Given my interests and my love of unique, hands-on learning opportunities this trip I found seems perfect for me. I'm confident this program I am interested will be my most powerful learning experience to date. In fact, it's huge! But I'm ready and willing - and just need to raise the money to go! In addition to fundraising through the internet, I also plan to raise money through babysitting and other odd jobs. Any financial support you can offer to help me make this dream a reality will be much appreciated! To donate please follow the link on the sidebar.
Thanks,
Sophie
Trip Details:
The Sustainable Living trip will explore and experience what it means to live a lifestyle that contributes positively to a sustainable world. Our strategies will include a wide variety of first hand experience, adventure and personal exploration.
Our primary strategy will be to meet and work beside a diverse assortment of inspiring folks who have devoted themselves to creating sustainable lifestyles. Some of these people might grow all their own food; others might have started a green business; and others might live virtually without money or work only for themselves. We might spend the day beside them making goat cheese and then the night making a dinner or playing music with the neighbors. It is one thing to analyze such lifestyles from a distance, looking at inputs and outputs, carbon footprints and so forth. It is another thing altogether to experience the tastes, smells, emotions and routines of such a lifestyle firsthand. We will do both and attempt to integrate the two.
We will also continually ask the question: "What does sustainability mean anyway, on the level of the individual and of the community?" On the level of the individual, we will look at the lifestyles of the people we visit and also at our own lifestyles while asking what works and what doesn't. On the level of the community, we will look at Paonia, a small town in western Colorado that supports itself on a combination of organic growing, coal mining, ranching and do-whatever-it-takes entrepreneurship. We will investigate water, food and economic systems and ask what contributes to sustainability and what doesn't.

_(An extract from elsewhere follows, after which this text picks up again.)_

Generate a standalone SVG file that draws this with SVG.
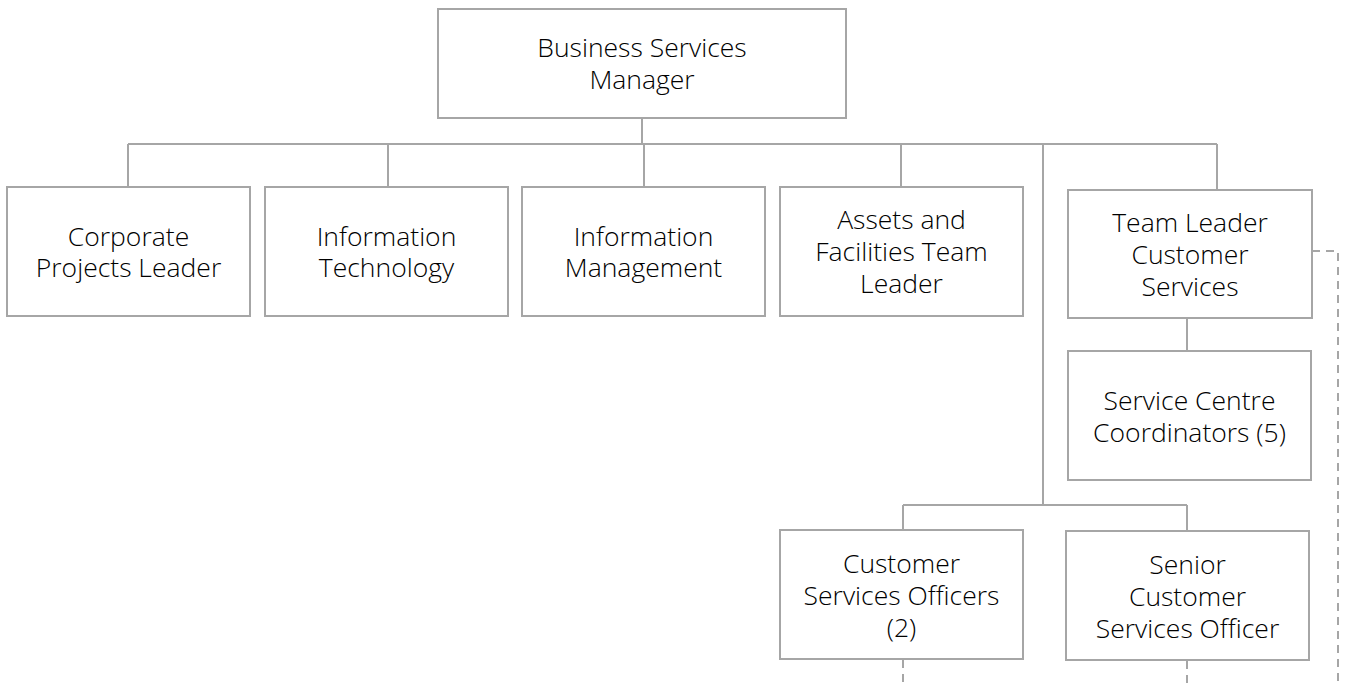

Finally, we will experience the best of simple living first hand. We will eat simple and local food and play music with the neighbors. We will treat each other well and help out the neighbors. We will explore important questions in our own lives. We will learn and practice skills like preserving food, cooking with solar, using composting toilets, eating safe wild plants, building with straw and mud, and adventuring with a backpack into the local high country. It will feel like an exotic vacation, but throughout, we will be asking, could it be a way of life?